Why are the reactants in the solubility product constant multiplied by their coefficients and raised to the power of their coefficients?

Question

It is probably easiest for me to explain the question in an example. Consider the following chemical reaction:

$\ce{MgF2(s) -> Mg^{2+} (aq) + 2F- (aq)}$

Plugging this into the formula for the solubility product constant, $K_{sp}=[M^{y+}]^{x}[A^{x-}]^{y}$, we get:

$K_{sp}=[\ce{Mg^{2+}}][\ce{F-}]^{2}$.

The solubility product constant for magnesium fluoride is $5.16\times10^{-11}$. To determine molar solubility, the equation to solve for magnesium and fluoride is $5.16\times10^{-11}=X\times (2X)^{2}$.

$X$ is magnesium and $(2X)^{2}$ is fluoride. This is because there are two moles of fluoride for every one mole of $\ce{MgFl_{2}}$, and one mole of magnesium for every one mole of $\ce{MgFl_{2}}$. (Please correct me if I'm wrong anywhere.)

But here's whats confusing to me. Why is fluoride denoted as $(2X)^{2}$? I know that there are two moles of fluoride per one mole of magnesium fluoride, but why does it need to be denoted by being both multiplied to its coefficient and raised to the power of that coefficient?

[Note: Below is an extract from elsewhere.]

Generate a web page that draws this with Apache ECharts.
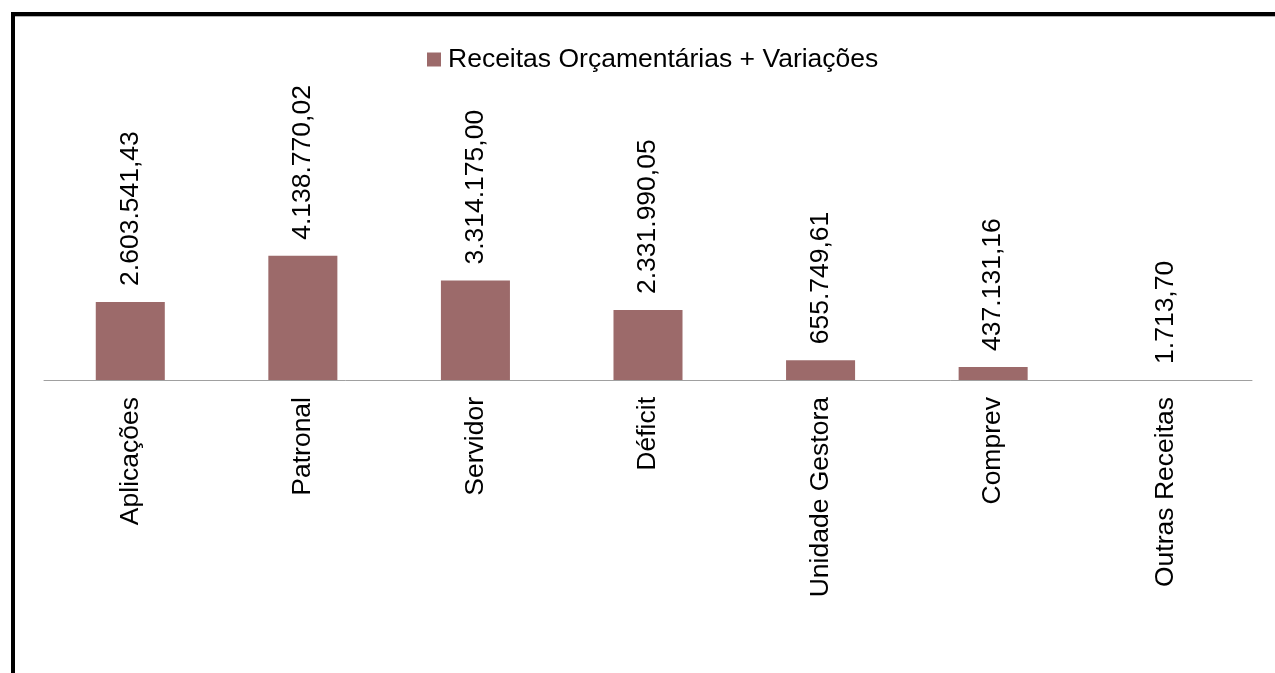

Sources: Magnesium Fluoride Solubility product constant

Answer 1

The reason why in the equilibrium constant expression, the concentration is to the power of coefficient is because the above equation can be written like this: $$\ce{MgF_2(s) -> Mg^{2+} (aq) + F^- + F^- (aq)}$$ Hence when you plug this into the equilibrium constant expression, you get this: $$K_{sp}=[\ce{Mg^{2+}}][\ce{F-}][\ce{F-}]$$ which becomes the equivalent to:$$K_{sp}=[\ce{Mg^{2+}}][\ce{F-}]^{2}$$ So really the equilibrium constant is proportional to the square of the concentration of fluoride. So that is the reason for the square. However, the concentration of fluoride is twice as much as the concentration of Mg, hence that is the reason for the multiplying the concentration of fluoride by 2. So that is why fluoride is denoted as $(2X)^2$.